My mother made home conducive to learning English: all my storybooks and coloring books were in English, and so were the cartoons I watched and the music I listened to. She required me to speak English at home. She even hired tutors to help me learn to read and write in English.
In school I learned to think in English. We used English to learn about numbers, equations and variables. With it we learned about observation and inference, the moon and the stars, monsoons and photosynthesis. With it we learned about shapes and colors, about meter and rhythm. I learned about God in English, and I prayed to Him in English.
Filipino, on the other hand, was always the ‘other’ subject — almost a special subject like PE or Home Economics, except that it was graded the same way as Science, Math, Religion, and English. My classmates and I used to complain about Filipino all the time. Filipino was a chore, like washing the dishes; it was not the language of learning. It was the language we used to speak to the people who washed our dishes.
We used to think learning Filipino was important because it was practical: Filipino was the language of the world outside the classroom. It was the language of the streets: it was how you spoke to the tindera when you went to the tindahan, what you used to tell your katulong that you had an utos, and how you texted manong when you needed “sundo na.”
These skills were required to survive in the outside world, because we are forced to relate with the tinderas and the manongs and the katulongs of this world. If we wanted to communicate to these people — or otherwise avoid being mugged on the jeepney — we needed to learn Filipino.
That being said though, I was proud of my proficiency with the language. Filipino was the language I used to speak with my cousins and uncles and grandparents in the province, so I never had much trouble reciting.
It was the reading and writing that was tedious and difficult. I spoke Filipino, but only when I was in a different world like the streets or the province; it did not come naturally to me. English was more natural; I read, wrote and thought in English. And so, in much of the same way that I learned German later on, I learned Filipino in terms of English. In this way I survived Filipino in high school, albeit with too many sentences that had the preposition ‘ay.’

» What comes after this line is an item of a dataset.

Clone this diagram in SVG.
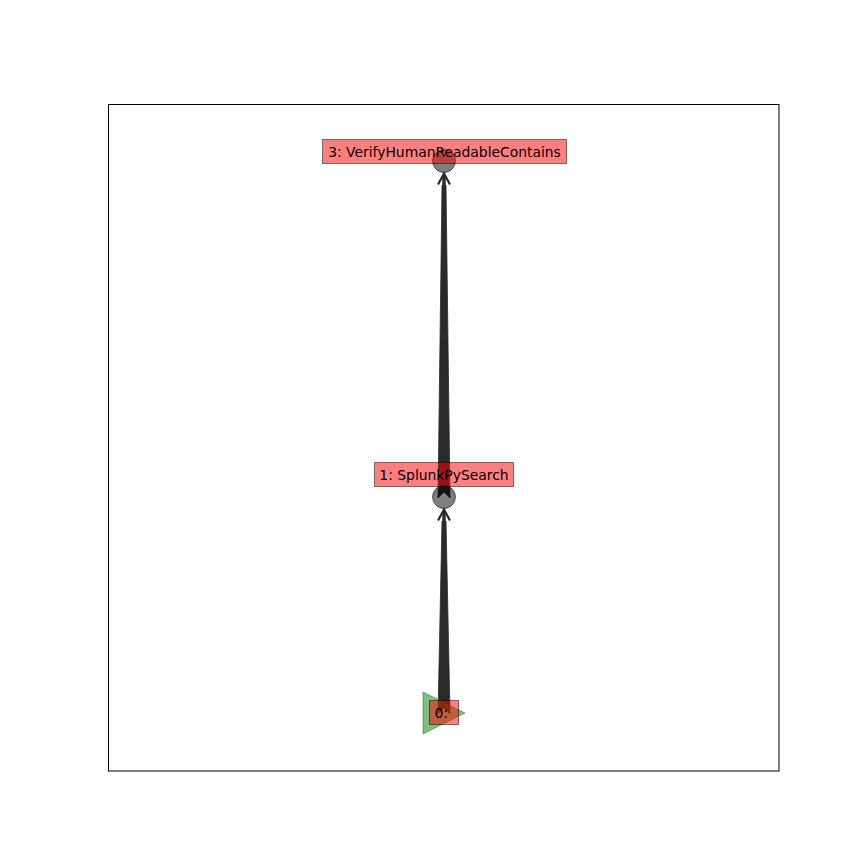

It was really only in university that I began to grasp Filipino in terms of language and not just dialect. Filipino was not merely a peculiar variety of language, derived and continuously borrowing from the English and Spanish alphabets; it was its own system, with its own grammar, semantics, sounds, even symbols.
But more significantly, it was its own way of reading, writing, and thinking. There are ideas and concepts unique to Filipino that can never be translated into another. Try translating bayanihan, tagay, kilig or diskarte.
Only recently have I begun to grasp Filipino as the language of identity: the language of emotion, experience, and even of learning. And with this comes the realization that I do, in fact, smell worse than a malansang isda. My own language is foreign to me: I speak, think, read and write primarily in English. To borrow the terminology of Fr. Bulatao, I am a split-level Filipino.
But perhaps this is not so bad in a society of rotten beef and stinking fish. For while Filipino may be the language of identity, it is the language of the streets. It might have the capacity to be the language of learning, but it is not the language of the learned.
It is neither the language of the classroom and the laboratory, nor the language of the boardroom, the court room, or the operating room. It is not the language of privilege. I may be disconnected from my being Filipino, but with a tongue of privilege I will always have my connections.
So I have my education to thank for making English my mother language.